Challenge:
Exclude the pictures, then copy all remaining records exactly.

Records to process:
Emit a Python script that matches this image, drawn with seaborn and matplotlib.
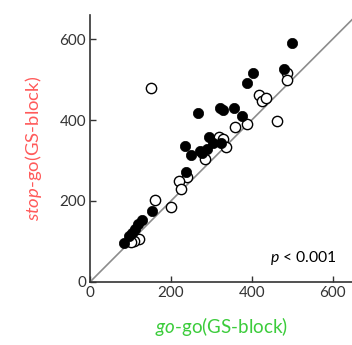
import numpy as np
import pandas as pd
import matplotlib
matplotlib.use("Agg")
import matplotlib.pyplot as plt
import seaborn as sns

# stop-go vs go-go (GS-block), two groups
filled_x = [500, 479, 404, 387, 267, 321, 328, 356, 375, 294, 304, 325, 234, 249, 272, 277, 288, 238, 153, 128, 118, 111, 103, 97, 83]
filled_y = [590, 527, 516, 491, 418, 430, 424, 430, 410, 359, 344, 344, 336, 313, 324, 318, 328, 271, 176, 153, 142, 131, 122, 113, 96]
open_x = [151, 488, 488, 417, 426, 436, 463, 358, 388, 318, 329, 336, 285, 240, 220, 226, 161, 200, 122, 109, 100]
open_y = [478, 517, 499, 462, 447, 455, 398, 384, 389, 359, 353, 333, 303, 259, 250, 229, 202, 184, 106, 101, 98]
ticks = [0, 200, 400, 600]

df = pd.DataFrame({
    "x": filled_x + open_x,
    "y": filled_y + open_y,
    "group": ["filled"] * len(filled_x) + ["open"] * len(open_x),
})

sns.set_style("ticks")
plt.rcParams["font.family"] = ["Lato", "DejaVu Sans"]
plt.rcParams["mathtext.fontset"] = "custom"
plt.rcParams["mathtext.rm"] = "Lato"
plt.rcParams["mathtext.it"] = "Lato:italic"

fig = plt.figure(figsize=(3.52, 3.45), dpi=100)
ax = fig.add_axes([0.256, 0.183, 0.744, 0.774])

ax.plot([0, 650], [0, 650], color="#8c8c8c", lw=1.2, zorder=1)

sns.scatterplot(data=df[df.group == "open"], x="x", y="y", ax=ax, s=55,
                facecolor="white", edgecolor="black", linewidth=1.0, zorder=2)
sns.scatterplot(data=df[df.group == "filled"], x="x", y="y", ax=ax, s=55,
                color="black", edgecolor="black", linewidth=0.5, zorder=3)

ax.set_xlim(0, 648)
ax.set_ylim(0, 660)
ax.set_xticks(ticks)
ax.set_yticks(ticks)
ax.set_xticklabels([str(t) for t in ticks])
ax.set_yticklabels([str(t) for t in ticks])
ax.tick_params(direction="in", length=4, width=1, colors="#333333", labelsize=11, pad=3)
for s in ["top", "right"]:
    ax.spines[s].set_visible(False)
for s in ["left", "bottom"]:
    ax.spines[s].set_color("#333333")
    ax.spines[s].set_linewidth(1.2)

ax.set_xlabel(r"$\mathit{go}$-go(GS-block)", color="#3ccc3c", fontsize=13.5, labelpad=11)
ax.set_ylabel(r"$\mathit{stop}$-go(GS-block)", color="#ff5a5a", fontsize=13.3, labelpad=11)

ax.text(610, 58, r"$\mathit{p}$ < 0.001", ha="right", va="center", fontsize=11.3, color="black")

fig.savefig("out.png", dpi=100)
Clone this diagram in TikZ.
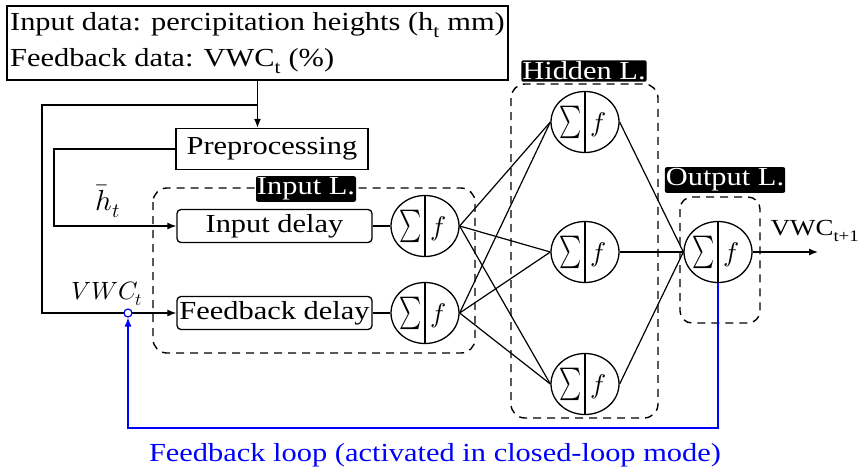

Output of the task:
Emit a Python script that matches this image, drawn with seaborn and matplotlib.
import numpy as np
import pandas as pd
import matplotlib
matplotlib.use("Agg")
import matplotlib.pyplot as plt
import seaborn as sns

# stop-go vs go-go (GS-block), two groups
filled_x = [500, 479, 404, 387, 267, 321, 328, 356, 375, 294, 304, 325, 234, 249, 272, 277, 288, 238, 153, 128, 118, 111, 103, 97, 83]
filled_y = [590, 527, 516, 491, 418, 430, 424, 430, 410, 359, 344, 344, 336, 313, 324, 318, 328, 271, 176, 153, 142, 131, 122, 113, 96]
open_x = [151, 488, 488, 417, 426, 436, 463, 358, 388, 318, 329, 336, 285, 240, 220, 226, 161, 200, 122, 109, 100]
open_y = [478, 517, 499, 462, 447, 455, 398, 384, 389, 359, 353, 333, 303, 259, 250, 229, 202, 184, 106, 101, 98]
ticks = [0, 200, 400, 600]

df = pd.DataFrame({
    "x": filled_x + open_x,
    "y": filled_y + open_y,
    "group": ["filled"] * len(filled_x) + ["open"] * len(open_x),
})

sns.set_style("ticks")
plt.rcParams["font.family"] = ["Lato", "DejaVu Sans"]
plt.rcParams["mathtext.fontset"] = "custom"
plt.rcParams["mathtext.rm"] = "Lato"
plt.rcParams["mathtext.it"] = "Lato:italic"

fig = plt.figure(figsize=(3.52, 3.45), dpi=100)
ax = fig.add_axes([0.256, 0.183, 0.744, 0.774])

ax.plot([0, 650], [0, 650], color="#8c8c8c", lw=1.2, zorder=1)

sns.scatterplot(data=df[df.group == "open"], x="x", y="y", ax=ax, s=55,
                facecolor="white", edgecolor="black", linewidth=1.0, zorder=2)
sns.scatterplot(data=df[df.group == "filled"], x="x", y="y", ax=ax, s=55,
                color="black", edgecolor="black", linewidth=0.5, zorder=3)

ax.set_xlim(0, 648)
ax.set_ylim(0, 660)
ax.set_xticks(ticks)
ax.set_yticks(ticks)
ax.set_xticklabels([str(t) for t in ticks])
ax.set_yticklabels([str(t) for t in ticks])
ax.tick_params(direction="in", length=4, width=1, colors="#333333", labelsize=11, pad=3)
for s in ["top", "right"]:
    ax.spines[s].set_visible(False)
for s in ["left", "bottom"]:
    ax.spines[s].set_color("#333333")
    ax.spines[s].set_linewidth(1.2)

ax.set_xlabel(r"$\mathit{go}$-go(GS-block)", color="#3ccc3c", fontsize=13.5, labelpad=11)
ax.set_ylabel(r"$\mathit{stop}$-go(GS-block)", color="#ff5a5a", fontsize=13.3, labelpad=11)

ax.text(610, 58, r"$\mathit{p}$ < 0.001", ha="right", va="center", fontsize=11.3, color="black")

fig.savefig("out.png", dpi=100)
Clone this diagram in TikZ.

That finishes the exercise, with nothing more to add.